• Problem statement:
Output the full listing below exactly, without the pictures.

• Collected material:
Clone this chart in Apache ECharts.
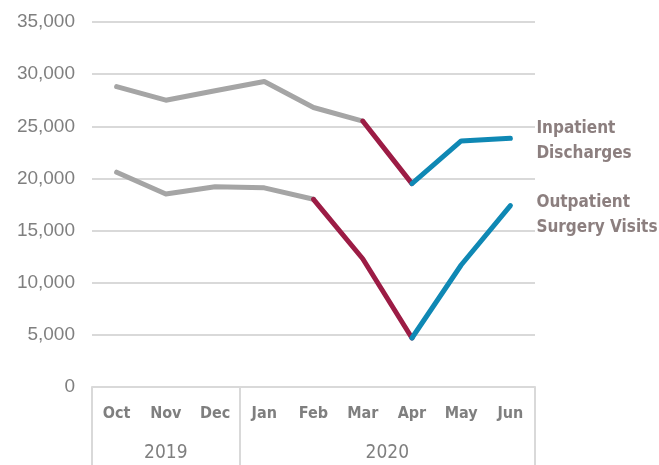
<!DOCTYPE html>
<html>
<head>
<meta charset="utf-8">
<script src="https://cdn.jsdelivr.net/npm/echarts@6/dist/echarts.min.js"></script>
<style>
  html, body { margin: 0; padding: 0; background: #fff; }
  #main { width: 659px; height: 465px; }
</style>
</head>
<body>
<div id="main"></div>
<script>
// months along the bottom, grouped under their year
var months = ['Oct', 'Nov', 'Dec', 'Jan', 'Feb', 'Mar', 'Apr', 'May', 'Jun'];
var yearLabels = ['2019', '2020'];
var yearSpans = [3, 6]; // how many months each year covers

var inpatient = [28800, 27500, 28400, 29300, 26800, 25500, 19500, 23600, 23850];
var outpatient = [20600, 18500, 19200, 19100, 18000, 12300, 4700, 11700, 17400];

// index where the gray part ends (red starts) and where red ends (blue starts)
var inpatientBreaks = [5, 6];
var outpatientBreaks = [4, 6];

var seriesNames = ['Inpatient\nDischarges', 'Outpatient\nSurgery Visits'];

var GRAY = '#a5a5a5';
var RED = '#9c1c45';
var BLUE = '#0f88b4';
var LABEL = '#8c7f7f';
var narrow = '"DejaVu Sans Condensed", sans-serif';

function slice(values, from, to) {
  return values.map(function (v, i) { return (i >= from && i <= to) ? v : null; });
}

function segments(values, breaks, name, labelOffset) {
  var last = values.length - 1;
  var parts = [
    { data: slice(values, 0, breaks[0]), color: GRAY },
    { data: slice(values, breaks[0], breaks[1]), color: RED },
    { data: slice(values, breaks[1], last), color: BLUE }
  ];
  return parts.map(function (p, k) {
    var s = {
      type: 'line',
      data: p.data,
      symbol: 'none',
      silent: true,
      lineStyle: { color: p.color, width: 5, cap: 'round', join: 'round' },
      z: 2 + k
    };
    if (k === 2) {
      s.endLabel = {
        show: true,
        formatter: name,
        color: LABEL,
        fontFamily: narrow,
        fontWeight: 'bold',
        fontSize: 17,
        lineHeight: 25,
        align: 'left',
        offset: labelOffset
      };
    }
    return s;
  });
}

// year tick positions (boundaries) and label positions (centres)
var yearTicks = [0];
var yearCentres = [];
yearSpans.forEach(function (n) {
  var start = yearTicks[yearTicks.length - 1];
  yearCentres.push(start + n / 2);
  yearTicks.push(start + n);
});

var chart = echarts.init(document.getElementById('main'));

var option = {
  animation: false,
  grid: { left: 92, right: 124, top: 22, bottom: 78 },
  xAxis: [
    {
      type: 'category',
      data: months,
      boundaryGap: true,
      axisLine: { show: true, lineStyle: { color: '#d9d9d9', width: 2 } },
      axisTick: { show: false },
      axisLabel: {
        color: '#7f7f7f',
        fontFamily: narrow,
        fontWeight: 'bold',
        fontSize: 16,
        margin: 19
      }
    },
    {
      type: 'value',
      position: 'bottom',
      min: 0,
      max: months.length,
      axisLine: { show: false },
      splitLine: { show: false },
      axisTick: {
        show: true,
        customValues: yearTicks,
        length: 80,
        lineStyle: { color: '#d9d9d9', width: 2 }
      },
      axisLabel: {
        customValues: yearCentres,
        formatter: function (v) {
          var i = yearCentres.indexOf(v);
          return i >= 0 ? yearLabels[i] : '';
        },
        color: '#7f7f7f',
        fontFamily: narrow,
        fontSize: 19,
        margin: 57
      }
    }
  ],
  yAxis: {
    type: 'value',
    min: 0,
    max: 35000,
    interval: 5000,
    axisLine: { show: false },
    axisTick: { show: false },
    splitLine: { lineStyle: { color: '#d9d9d9', width: 2 } },
    axisLabel: {
      color: '#7f7f7f',
      fontFamily: 'Liberation Sans, Arial, sans-serif',
      fontSize: 19,
      margin: 17,
      formatter: function (v) { return v.toLocaleString('en-US'); }
    }
  },
  series: segments(inpatient, inpatientBreaks, seriesNames[0], [18, 3])
    .concat(segments(outpatient, outpatientBreaks, seriesNames[1], [18, 10]))
};

chart.setOption(option);
</script>
</body>
</html>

• Complete output:
Clone this chart in Apache ECharts.
<!DOCTYPE html>
<html>
<head>
<meta charset="utf-8">
<script src="https://cdn.jsdelivr.net/npm/echarts@6/dist/echarts.min.js"></script>
<style>
  html, body { margin: 0; padding: 0; background: #fff; }
  #main { width: 659px; height: 465px; }
</style>
</head>
<body>
<div id="main"></div>
<script>
// months along the bottom, grouped under their year
var months = ['Oct', 'Nov', 'Dec', 'Jan', 'Feb', 'Mar', 'Apr', 'May', 'Jun'];
var yearLabels = ['2019', '2020'];
var yearSpans = [3, 6]; // how many months each year covers

var inpatient = [28800, 27500, 28400, 29300, 26800, 25500, 19500, 23600, 23850];
var outpatient = [20600, 18500, 19200, 19100, 18000, 12300, 4700, 11700, 17400];

// index where the gray part ends (red starts) and where red ends (blue starts)
var inpatientBreaks = [5, 6];
var outpatientBreaks = [4, 6];

var seriesNames = ['Inpatient\nDischarges', 'Outpatient\nSurgery Visits'];

var GRAY = '#a5a5a5';
var RED = '#9c1c45';
var BLUE = '#0f88b4';
var LABEL = '#8c7f7f';
var narrow = '"DejaVu Sans Condensed", sans-serif';

function slice(values, from, to) {
  return values.map(function (v, i) { return (i >= from && i <= to) ? v : null; });
}

function segments(values, breaks, name, labelOffset) {
  var last = values.length - 1;
  var parts = [
    { data: slice(values, 0, breaks[0]), color: GRAY },
    { data: slice(values, breaks[0], breaks[1]), color: RED },
    { data: slice(values, breaks[1], last), color: BLUE }
  ];
  return parts.map(function (p, k) {
    var s = {
      type: 'line',
      data: p.data,
      symbol: 'none',
      silent: true,
      lineStyle: { color: p.color, width: 5, cap: 'round', join: 'round' },
      z: 2 + k
    };
    if (k === 2) {
      s.endLabel = {
        show: true,
        formatter: name,
        color: LABEL,
        fontFamily: narrow,
        fontWeight: 'bold',
        fontSize: 17,
        lineHeight: 25,
        align: 'left',
        offset: labelOffset
      };
    }
    return s;
  });
}

// year tick positions (boundaries) and label positions (centres)
var yearTicks = [0];
var yearCentres = [];
yearSpans.forEach(function (n) {
  var start = yearTicks[yearTicks.length - 1];
  yearCentres.push(start + n / 2);
  yearTicks.push(start + n);
});

var chart = echarts.init(document.getElementById('main'));

var option = {
  animation: false,
  grid: { left: 92, right: 124, top: 22, bottom: 78 },
  xAxis: [
    {
      type: 'category',
      data: months,
      boundaryGap: true,
      axisLine: { show: true, lineStyle: { color: '#d9d9d9', width: 2 } },
      axisTick: { show: false },
      axisLabel: {
        color: '#7f7f7f',
        fontFamily: narrow,
        fontWeight: 'bold',
        fontSize: 16,
        margin: 19
      }
    },
    {
      type: 'value',
      position: 'bottom',
      min: 0,
      max: months.length,
      axisLine: { show: false },
      splitLine: { show: false },
      axisTick: {
        show: true,
        customValues: yearTicks,
        length: 80,
        lineStyle: { color: '#d9d9d9', width: 2 }
      },
      axisLabel: {
        customValues: yearCentres,
        formatter: function (v) {
          var i = yearCentres.indexOf(v);
          return i >= 0 ? yearLabels[i] : '';
        },
        color: '#7f7f7f',
        fontFamily: narrow,
        fontSize: 19,
        margin: 57
      }
    }
  ],
  yAxis: {
    type: 'value',
    min: 0,
    max: 35000,
    interval: 5000,
    axisLine: { show: false },
    axisTick: { show: false },
    splitLine: { lineStyle: { color: '#d9d9d9', width: 2 } },
    axisLabel: {
      color: '#7f7f7f',
      fontFamily: 'Liberation Sans, Arial, sans-serif',
      fontSize: 19,
      margin: 17,
      formatter: function (v) { return v.toLocaleString('en-US'); }
    }
  },
  series: segments(inpatient, inpatientBreaks, seriesNames[0], [18, 3])
    .concat(segments(outpatient, outpatientBreaks, seriesNames[1], [18, 10]))
};

chart.setOption(option);
</script>
</body>
</html>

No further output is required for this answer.